Re: Stoopid wiring question

The next question would be:
How to actually wire them up? Assuming a single 4-conductor pickup and a stacked volume pot, I'm thinking (SD color codes) Black to pot 1 input, white to ground, green to pot 2 input, red to ground.
Where would the center lugs of each pot go from there? If both go to the jack, would one pot affect both coils since they converge at that point? If so, then the entire mixing theory falls apart.

I suppose if they go to a 3-way toggle it could be wired in such a manner as to have true independent volume control, unlike LPs et al that are wired so one pot kills both in the middle position.

Speaking of that, how does one wire 2 hums with their own volume and a 3-way toggle so that when in the middle position (both pickups), you can cut one without affecting the other? Is it pickups->pots->switch? I know I've done it before, and I've also done it so one knob kills all in the middle. I just can't recall how, off-hand.
Surely you can't go pickups->switch->individual pots? Or is it pickups->pots AND switch?
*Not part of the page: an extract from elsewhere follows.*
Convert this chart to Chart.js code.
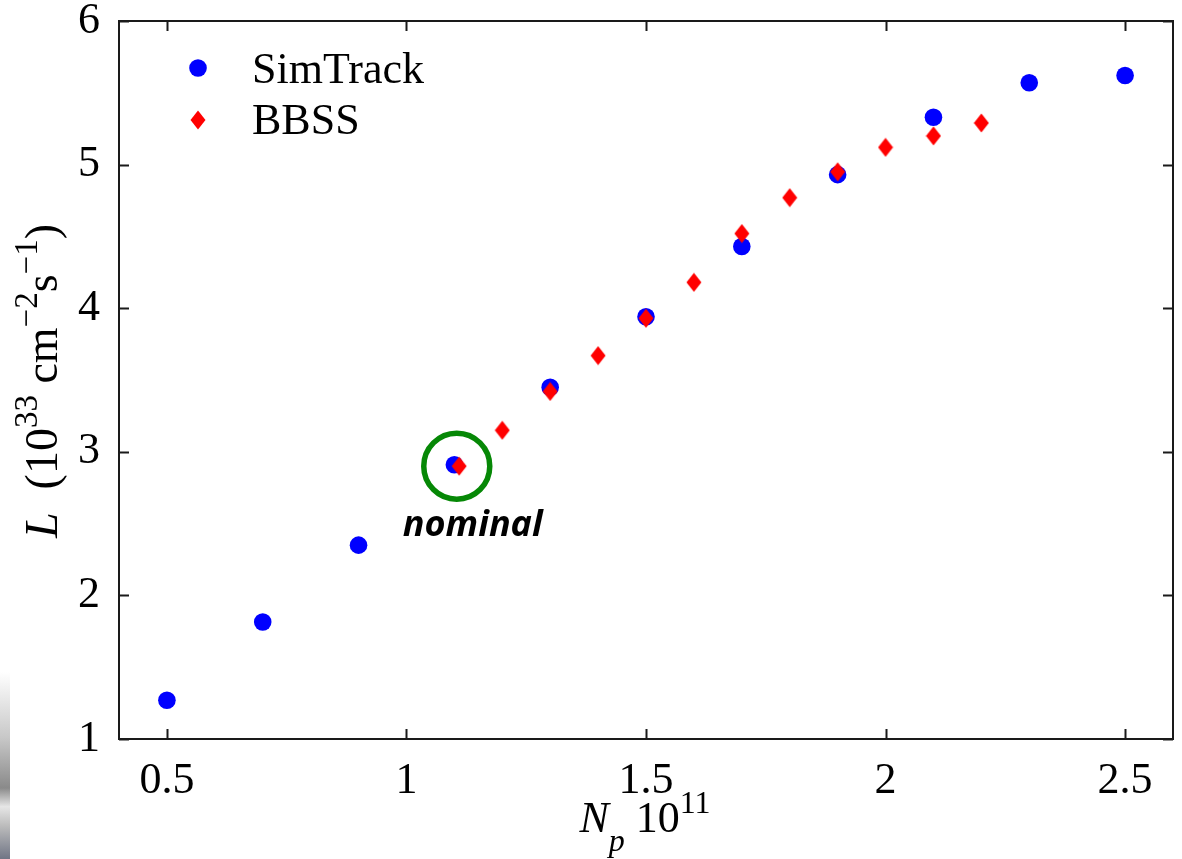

It's late, I'm tired, and I need a lobotomy.
 
Re: Stoopid wiring question

The quick and dirty solution would be to blend each pickup, then blend the two blend outputs. Three knobs, so still room for a master tone in a Les Paul.
 
Re: Stoopid wiring question

Any logic behind not trying any/all of the following (obviously not all at once):

- 4-conductor pickup where each coil wire runs to the outer terminals of a blend pot? The concept here is you get splits on the outer limits and they meet in the middle. Grounding what needs to be grounded will be an issue, I'm sure.

This option won't work if the pickup is wired for a humbucker sound, because for humbucking the coils need to connect in series, and if you use a blend pot to lift the remaining lead of one of the coils, you turn off the whole pickup. The blend pot has potential for the parallel 'two coils on a plate' idea, however.
 
Re: Stoopid wiring question

That'll work.

Not so much concerned with bucking hum all the time, so much as tonal options, particularly those that aren't offered by the standard "coil-on/coil-off" switching.
 
Re: Stoopid wiring question

I like this idea...

- 4 conductor pickup where the coils run to their own volume pot? Similar to the blend principle, but you can tailor the mix of each coil. To what end result is unclear - maybe a split-and-a-tap type of tone? Unlike the blend pot, grounding what needs to be grounded can be solved...... somehow. I imagine. Maybe.

...especially with options for pickup series/parallel along with master series/parallel (Artie's "Slutbucker").

I feel that it's prudent to mention that individual coil selection may not make much difference, especially in neck humbuckers... but it would be really cool to try it with something like P-Rails.